The Uniformed Services Employment and Reemployment Rights Act (USERRA) is a federal law intended to give returning veterans rights to reemployment in their former jobs and protection against discrimination because of their service. In enacting the law, Congress specifically stated that it wished to encourage noncareer service in the military by reducing or eliminating the disadvantages to civilian employment that come with it, and to minimize the disruption to the civilian lives of people performing active duty service. 

Regardless of an employer's size, and regardless of whether it is a public or private employer, USERRA applies to it. The "uniformed services" covered include the Army, Navy, Marine Corps, Air Force, Coast Guard, National Guard, Reserves — and even the Public Health Service Commissioned Corps. The President has the power to designate "other categories of persons" as protected by USERRA in time of war or national emergency. There are narrow exceptions from USERRA's coverage for temporary or short-term employees, but they are likely to be strictly construed.

In order to be protected by USERRA, an employee has three obligations. First, the employee (or an officer of the service in which the employee serves) must give the employer advance notice that the employee will be absent from the job by reason of military service. There is no minimum advance period of notice, and the notice can be written or oral. Moreover, even the notice requirement may be dispensed with if giving it "is precluded by military necessity" or otherwise impossible or unreasonable. To be protected by USERRA, an employee does not need to be in the military when employment begins. An employee who decides to enlist has the same protections as a member of the National Guard or Reserves who is called up for active duty.

Second, the cumulative length of the employee's absence from the employer for military service may not exceed 5 years. This 5-year period can, however, be extended by circumstances specified in the law, such as a soldier's inability to obtain release orders prior to the expiration of the 5-year period.

Third, the employee must report back for reemployment within time limits specified in the law. For example, an employee who has been on active duty for more than 180 days must apply for reemployment within 90 days after completion of the period of service.

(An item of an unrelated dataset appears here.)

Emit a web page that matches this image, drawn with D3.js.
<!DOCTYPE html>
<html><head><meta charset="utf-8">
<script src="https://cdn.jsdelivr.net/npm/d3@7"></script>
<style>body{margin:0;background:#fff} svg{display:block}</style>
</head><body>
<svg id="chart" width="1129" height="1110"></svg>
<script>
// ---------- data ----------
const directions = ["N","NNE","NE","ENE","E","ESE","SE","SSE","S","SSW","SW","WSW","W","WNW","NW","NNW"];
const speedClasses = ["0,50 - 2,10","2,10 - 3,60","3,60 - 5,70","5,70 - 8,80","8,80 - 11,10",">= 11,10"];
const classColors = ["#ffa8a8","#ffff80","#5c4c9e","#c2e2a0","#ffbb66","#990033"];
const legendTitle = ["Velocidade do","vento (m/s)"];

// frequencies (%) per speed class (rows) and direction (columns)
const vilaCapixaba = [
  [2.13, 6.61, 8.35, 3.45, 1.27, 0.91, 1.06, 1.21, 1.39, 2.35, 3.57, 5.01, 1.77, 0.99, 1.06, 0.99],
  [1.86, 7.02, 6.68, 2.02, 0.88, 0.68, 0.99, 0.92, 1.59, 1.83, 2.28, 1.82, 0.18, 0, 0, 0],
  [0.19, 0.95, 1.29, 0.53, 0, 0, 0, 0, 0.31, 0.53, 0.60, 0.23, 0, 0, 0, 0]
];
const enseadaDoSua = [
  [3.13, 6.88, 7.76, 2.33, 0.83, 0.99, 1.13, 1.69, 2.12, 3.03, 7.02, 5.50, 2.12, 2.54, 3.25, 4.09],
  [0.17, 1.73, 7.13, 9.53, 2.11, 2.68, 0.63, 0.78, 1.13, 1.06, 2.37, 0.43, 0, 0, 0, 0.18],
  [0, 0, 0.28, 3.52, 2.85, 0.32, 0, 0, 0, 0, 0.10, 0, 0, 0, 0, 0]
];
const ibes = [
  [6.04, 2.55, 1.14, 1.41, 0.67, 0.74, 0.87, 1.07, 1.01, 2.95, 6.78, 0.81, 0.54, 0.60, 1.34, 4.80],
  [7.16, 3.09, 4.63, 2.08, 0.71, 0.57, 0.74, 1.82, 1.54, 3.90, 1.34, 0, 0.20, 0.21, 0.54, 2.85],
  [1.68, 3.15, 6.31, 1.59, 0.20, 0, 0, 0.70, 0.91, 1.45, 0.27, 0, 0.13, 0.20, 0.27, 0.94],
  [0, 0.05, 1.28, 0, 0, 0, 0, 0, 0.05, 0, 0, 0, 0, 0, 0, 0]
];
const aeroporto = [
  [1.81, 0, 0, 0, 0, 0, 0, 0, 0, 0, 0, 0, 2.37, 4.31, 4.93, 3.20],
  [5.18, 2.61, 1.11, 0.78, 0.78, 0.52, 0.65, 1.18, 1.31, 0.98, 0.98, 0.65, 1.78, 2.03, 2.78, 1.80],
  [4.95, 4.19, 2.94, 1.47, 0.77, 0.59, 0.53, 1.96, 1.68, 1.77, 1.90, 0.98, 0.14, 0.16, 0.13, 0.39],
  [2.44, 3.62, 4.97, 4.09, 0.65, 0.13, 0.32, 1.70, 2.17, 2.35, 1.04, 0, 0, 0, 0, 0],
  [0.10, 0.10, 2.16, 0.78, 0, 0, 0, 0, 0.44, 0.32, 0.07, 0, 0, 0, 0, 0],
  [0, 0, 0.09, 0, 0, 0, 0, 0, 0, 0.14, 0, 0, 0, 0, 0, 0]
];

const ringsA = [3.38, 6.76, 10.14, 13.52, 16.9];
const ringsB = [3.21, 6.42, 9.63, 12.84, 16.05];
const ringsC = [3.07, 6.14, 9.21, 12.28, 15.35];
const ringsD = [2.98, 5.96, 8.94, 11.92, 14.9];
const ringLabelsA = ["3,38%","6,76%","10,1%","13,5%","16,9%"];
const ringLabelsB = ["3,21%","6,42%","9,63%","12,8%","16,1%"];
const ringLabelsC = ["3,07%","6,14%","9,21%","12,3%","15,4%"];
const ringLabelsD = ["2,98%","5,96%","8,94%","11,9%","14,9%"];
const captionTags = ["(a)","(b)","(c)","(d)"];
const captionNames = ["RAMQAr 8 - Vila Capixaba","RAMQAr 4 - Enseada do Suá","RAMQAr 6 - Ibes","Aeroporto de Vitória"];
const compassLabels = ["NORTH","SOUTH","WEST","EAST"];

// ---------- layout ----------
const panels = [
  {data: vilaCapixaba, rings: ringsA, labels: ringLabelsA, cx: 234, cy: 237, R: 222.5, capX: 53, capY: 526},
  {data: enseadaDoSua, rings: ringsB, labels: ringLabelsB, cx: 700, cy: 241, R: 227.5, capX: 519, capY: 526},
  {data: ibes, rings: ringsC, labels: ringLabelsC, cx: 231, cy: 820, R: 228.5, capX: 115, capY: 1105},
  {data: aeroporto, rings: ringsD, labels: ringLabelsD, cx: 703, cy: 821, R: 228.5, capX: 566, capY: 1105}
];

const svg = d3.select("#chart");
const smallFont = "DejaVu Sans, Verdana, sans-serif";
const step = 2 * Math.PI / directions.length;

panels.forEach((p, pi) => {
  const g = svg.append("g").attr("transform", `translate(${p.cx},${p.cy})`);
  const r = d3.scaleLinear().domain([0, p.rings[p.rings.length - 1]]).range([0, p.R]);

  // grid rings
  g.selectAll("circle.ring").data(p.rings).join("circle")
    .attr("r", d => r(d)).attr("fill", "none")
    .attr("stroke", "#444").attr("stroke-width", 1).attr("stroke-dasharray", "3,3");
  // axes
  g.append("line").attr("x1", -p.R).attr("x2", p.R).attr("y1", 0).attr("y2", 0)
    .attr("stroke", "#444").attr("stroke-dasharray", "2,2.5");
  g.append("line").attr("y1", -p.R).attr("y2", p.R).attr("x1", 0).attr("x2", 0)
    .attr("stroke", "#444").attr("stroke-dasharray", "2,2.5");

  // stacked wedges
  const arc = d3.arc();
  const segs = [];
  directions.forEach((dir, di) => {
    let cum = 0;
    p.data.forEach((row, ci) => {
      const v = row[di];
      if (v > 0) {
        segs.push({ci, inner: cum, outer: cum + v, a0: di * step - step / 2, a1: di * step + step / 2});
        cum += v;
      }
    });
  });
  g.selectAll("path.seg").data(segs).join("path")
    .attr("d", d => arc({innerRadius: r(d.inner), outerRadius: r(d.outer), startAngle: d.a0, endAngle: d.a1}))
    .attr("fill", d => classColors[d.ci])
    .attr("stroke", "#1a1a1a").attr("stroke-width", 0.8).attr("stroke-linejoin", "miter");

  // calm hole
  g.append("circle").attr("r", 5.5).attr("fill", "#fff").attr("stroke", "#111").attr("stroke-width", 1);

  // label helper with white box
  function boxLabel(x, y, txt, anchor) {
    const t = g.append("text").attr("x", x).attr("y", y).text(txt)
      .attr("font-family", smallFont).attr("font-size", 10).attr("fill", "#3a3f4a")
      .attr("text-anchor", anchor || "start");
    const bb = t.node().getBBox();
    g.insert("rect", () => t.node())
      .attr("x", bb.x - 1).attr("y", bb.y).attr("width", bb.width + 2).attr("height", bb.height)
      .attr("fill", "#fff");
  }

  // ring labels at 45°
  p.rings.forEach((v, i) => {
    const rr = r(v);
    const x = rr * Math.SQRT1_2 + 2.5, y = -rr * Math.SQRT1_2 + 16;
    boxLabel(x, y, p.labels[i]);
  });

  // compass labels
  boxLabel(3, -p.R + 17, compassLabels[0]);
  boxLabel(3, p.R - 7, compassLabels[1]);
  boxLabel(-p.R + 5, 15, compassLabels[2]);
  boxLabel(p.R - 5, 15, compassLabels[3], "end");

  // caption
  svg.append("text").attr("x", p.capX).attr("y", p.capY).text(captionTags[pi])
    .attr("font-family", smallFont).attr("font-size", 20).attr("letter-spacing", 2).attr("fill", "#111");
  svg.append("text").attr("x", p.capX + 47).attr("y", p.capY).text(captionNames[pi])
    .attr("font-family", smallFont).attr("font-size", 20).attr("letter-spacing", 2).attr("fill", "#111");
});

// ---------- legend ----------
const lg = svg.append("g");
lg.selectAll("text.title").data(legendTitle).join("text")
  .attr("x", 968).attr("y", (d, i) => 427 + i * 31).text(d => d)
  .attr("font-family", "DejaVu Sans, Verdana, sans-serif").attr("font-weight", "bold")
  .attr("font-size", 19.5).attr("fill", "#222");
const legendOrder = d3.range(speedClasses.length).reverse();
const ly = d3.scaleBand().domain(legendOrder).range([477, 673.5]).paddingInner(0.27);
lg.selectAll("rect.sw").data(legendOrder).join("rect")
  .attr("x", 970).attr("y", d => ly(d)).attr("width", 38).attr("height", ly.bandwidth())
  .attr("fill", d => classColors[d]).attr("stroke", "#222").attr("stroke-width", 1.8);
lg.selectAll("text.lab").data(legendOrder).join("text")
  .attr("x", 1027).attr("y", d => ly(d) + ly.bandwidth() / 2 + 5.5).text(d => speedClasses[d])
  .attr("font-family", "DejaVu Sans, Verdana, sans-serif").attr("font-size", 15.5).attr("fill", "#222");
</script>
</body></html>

When an employee returns from active duty and complies with the reemployment application requirements, the employer is obligated to treat the employee as if he or she had never been absent. The employer must put the employee in the position the employee would have had if he or she had never left. If the employee is not qualified for that position, the employer must first try to train the employee to do that job. Only if the employee is not qualified to do that more advanced job after reasonable efforts to qualify him or her is the employer allowed to return the employee to the job he or she actually held before leaving for military duty.

What if — as will usually be the case — someone else is doing the job the returning veteran is supposed to be placed in? While USERRA provides that an employer is not required to reemploy someone if the employer's circumstances have so changed as to make reemployment impossible or unreasonable, the mere fact that the position to which the veteran is returning is held by someone else is not, by itself, a sufficient basis to deny the veteran his or her legally mandated job. Changed circumstances is an extremely narrow defense for failing to reinstate a veteran and rarely will be available to the employer.

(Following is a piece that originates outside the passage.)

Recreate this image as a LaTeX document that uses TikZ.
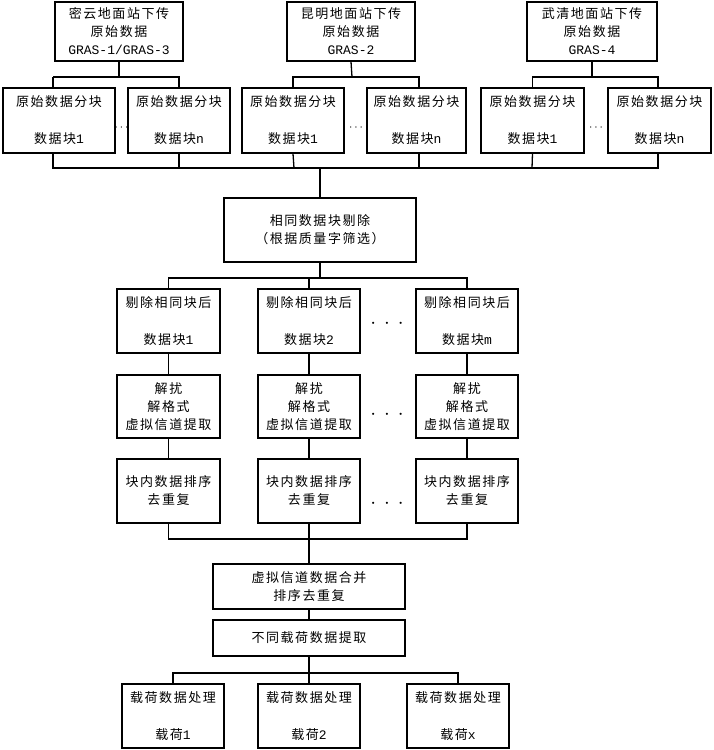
\documentclass[tikz,border=0pt]{standalone}
\usepackage{fontspec}
\setmainfont[LetterSpace=12]{Noto Sans CJK SC}
\newfontfamily\lat{Liberation Mono}
\begin{document}
\begin{tikzpicture}[x=1pt,y=-1pt,line width=1.3pt,
  box/.style={draw,inner sep=0pt,align=center,font=\fontsize{13}{18}\selectfont},
  dotsn/.style={inner sep=0pt,font=\fontsize{13}{16}\selectfont},
  bigdots/.style={inner sep=0pt,font=\fontsize{20}{20}\selectfont}]
\useasboundingbox (0,0) rectangle (713,750);
% top stations
\node[box,minimum width=128,minimum height=59] (A) at (119,31.5) {密云地面站下传\\原始数据\\{\lat GRAS-1/GRAS-3}};
\node[box,minimum width=128,minimum height=59] (B) at (351,31.5) {昆明地面站下传\\原始数据\\{\lat GRAS-2}};
\node[box,minimum width=130,minimum height=59] (C) at (592,31.5) {武清地面站下传\\原始数据\\{\lat GRAS-4}};
% blocks
\node[box,minimum width=112,minimum height=65] (A1) at (59,120.5) {原始数据分块\\[19pt]数据块{\lat 1}};
\node[box,minimum width=102,minimum height=65] (A2) at (179,120.5) {原始数据分块\\[19pt]数据块{\lat n}};
\node[box,minimum width=102,minimum height=65] (B1) at (293,120.5) {原始数据分块\\[19pt]数据块{\lat 1}};
\node[box,minimum width=99,minimum height=65] (Bn) at (416.5,120.5) {原始数据分块\\[19pt]数据块{\lat n}};
\node[box,minimum width=103,minimum height=65] (C1) at (532.5,120.5) {原始数据分块\\[19pt]数据块{\lat 1}};
\node[box,minimum width=103,minimum height=65] (Cn) at (659.5,120.5) {原始数据分块\\[19pt]数据块{\lat n}};
\node[dotsn] (d1) at (121.5,128) {$\cdots$};
\node[dotsn] (d2) at (356,128) {$\cdots$};
\node[dotsn] (d3) at (596,128) {$\cdots$};
% connectors top
\draw (A.south) -- (119,77);
\draw (53,77) -- (A1.north -| 53,0);
\draw (53,77) -- (179,77) -- (A2.north);
\draw (B.south) -- (352,77);
\draw (B1.north) |- (419,77) -- (Bn.north -| 419,0);
\draw (C.south) -- (592,77);
\draw (C1.north) |- (658,77) -- (Cn.north -| 658,0);
% collection
\draw (A1.south -| 53,0) |- (658,168) -- (Cn.south -| 658,0);
\draw (A2.south) -- (179,168);
\draw (B1.south) -- (294,168);
\draw (Bn.south -| 419,0) -- (419,168);
\draw (C1.south) -- (532,168);
% D
\node[box,minimum width=192,minimum height=64] (D) at (320,230) {相同数据块剔除\\（根据质量字筛选）};
\draw (320,168) -- (D.north);
% E row
\node[box,minimum width=103,minimum height=64] (E1) at (168.5,321) {剔除相同块后\\[19pt]数据块{\lat 1}};
\node[box,minimum width=102,minimum height=64] (E2) at (309,321) {剔除相同块后\\[19pt]数据块{\lat 2}};
\node[box,minimum width=102,minimum height=64] (E3) at (467,321) {剔除相同块后\\[19pt]数据块{\lat m}};
\draw (D.south) -- (320,278);
\draw (E1.north) |- (467,278) -- (E3.north);
\draw (309,278) -- (E2.north);
\node[bigdots] (d4) at (387,324) {$\cdot\,\cdot\,\cdot$};
% F row
\node[box,minimum width=103,minimum height=63] (F1) at (168.5,406.5) {解扰\\解格式\\虚拟信道提取};
\node[box,minimum width=102,minimum height=63] (F2) at (309,406.5) {解扰\\解格式\\虚拟信道提取};
\node[box,minimum width=102,minimum height=63] (F3) at (467,406.5) {解扰\\解格式\\虚拟信道提取};
\draw (E1.south) -- (F1.north);
\draw (E2.south) -- (F2.north);
\draw (E3.south) -- (F3.north);
\node[bigdots] (d5) at (387,415) {$\cdot\,\cdot\,\cdot$};
% G row
\node[box,minimum width=103,minimum height=64] (G1) at (168.5,491) {块内数据排序\\去重复};
\node[box,minimum width=102,minimum height=64] (G2) at (309,491) {块内数据排序\\去重复};
\node[box,minimum width=102,minimum height=64] (G3) at (467,491) {块内数据排序\\去重复};
\draw (F1.south) -- (G1.north);
\draw (F2.south) -- (G2.north);
\draw (F3.south) -- (G3.north);
\node[bigdots] (d6) at (387,504) {$\cdot\,\cdot\,\cdot$};
% merge
\node[box,minimum width=192,minimum height=45] (H) at (309,586.5) {虚拟信道数据合并\\排序去重复};
\draw (G1.south) |- (467,539) -- (G3.south);
\draw (G2.south) -- (H.north);
\node[box,minimum width=192,minimum height=36] (I) at (309,638) {不同载荷数据提取};
\draw (H.south) -- (I.north);
% J row
\node[box,minimum width=102,minimum height=64] (J1) at (173,716) {载荷数据处理\\[19pt]载荷{\lat 1}};
\node[box,minimum width=102,minimum height=64] (J2) at (309,716) {载荷数据处理\\[19pt]载荷{\lat 2}};
\node[box,minimum width=102,minimum height=64] (J3) at (458,716) {载荷数据处理\\[19pt]载荷{\lat x}};
\draw (I.south) -- (J2.north);
\draw (J1.north) |- (458,673) -- (J3.north);
\end{tikzpicture}
\end{document}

A veteran's reemployment rights include the right to the seniority and other benefits the employee would have had if there had been no break in employment for military service. As to pension, the employer is obligated to fund the employee's pension as if he or she had continued to be employed during the period of military service.

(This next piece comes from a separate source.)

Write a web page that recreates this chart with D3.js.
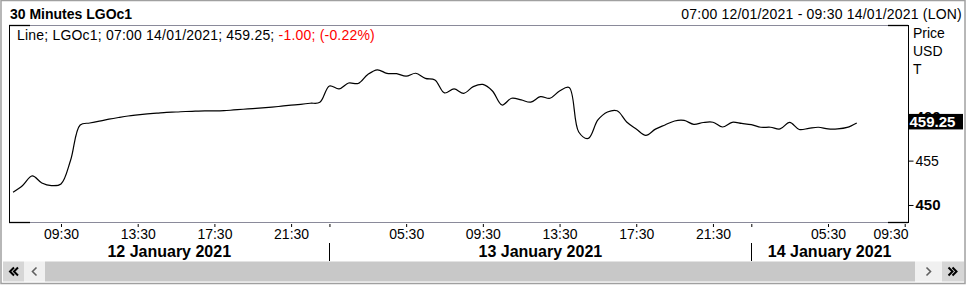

Another section of USERRA provides that an employee may not be discharged except for cause for 6 months if the employee has been on active duty for less than 6 months, and for a full year if the employee served for more than 6 months.

USERRA's nondiscrimination protections are broad. They don't just apply to actual military service by current employees; they also apply to the possibility of military service in the future by current employees or even applicants. An employer may not discriminate in hiring, retention, promotion, or any employment benefit because someone is in the military, was in the military, or has applied to be in the military.

The consequences of failing to comply with USERRA can be serious for an employer. An employee can seek and obtain assistance from the United States Department of Labor and the Justice Department, or may bring suit directly against a private employer in federal court. (Different rules apply for state and federal employers.) A successful complainant in a suit under USERRA may obtain an order directing the employer to comply, damages for lost wages and benefits, and costs and attorney's fees. In cases of willful violations of an employee's rights, the damages award may be doubled. 

This is not a time for employers to guess about their obligations to returning service people. USERRA's requirements are very specific, compliance obligations can have significant impact on a business, and the law provides very few defenses for noncompliance.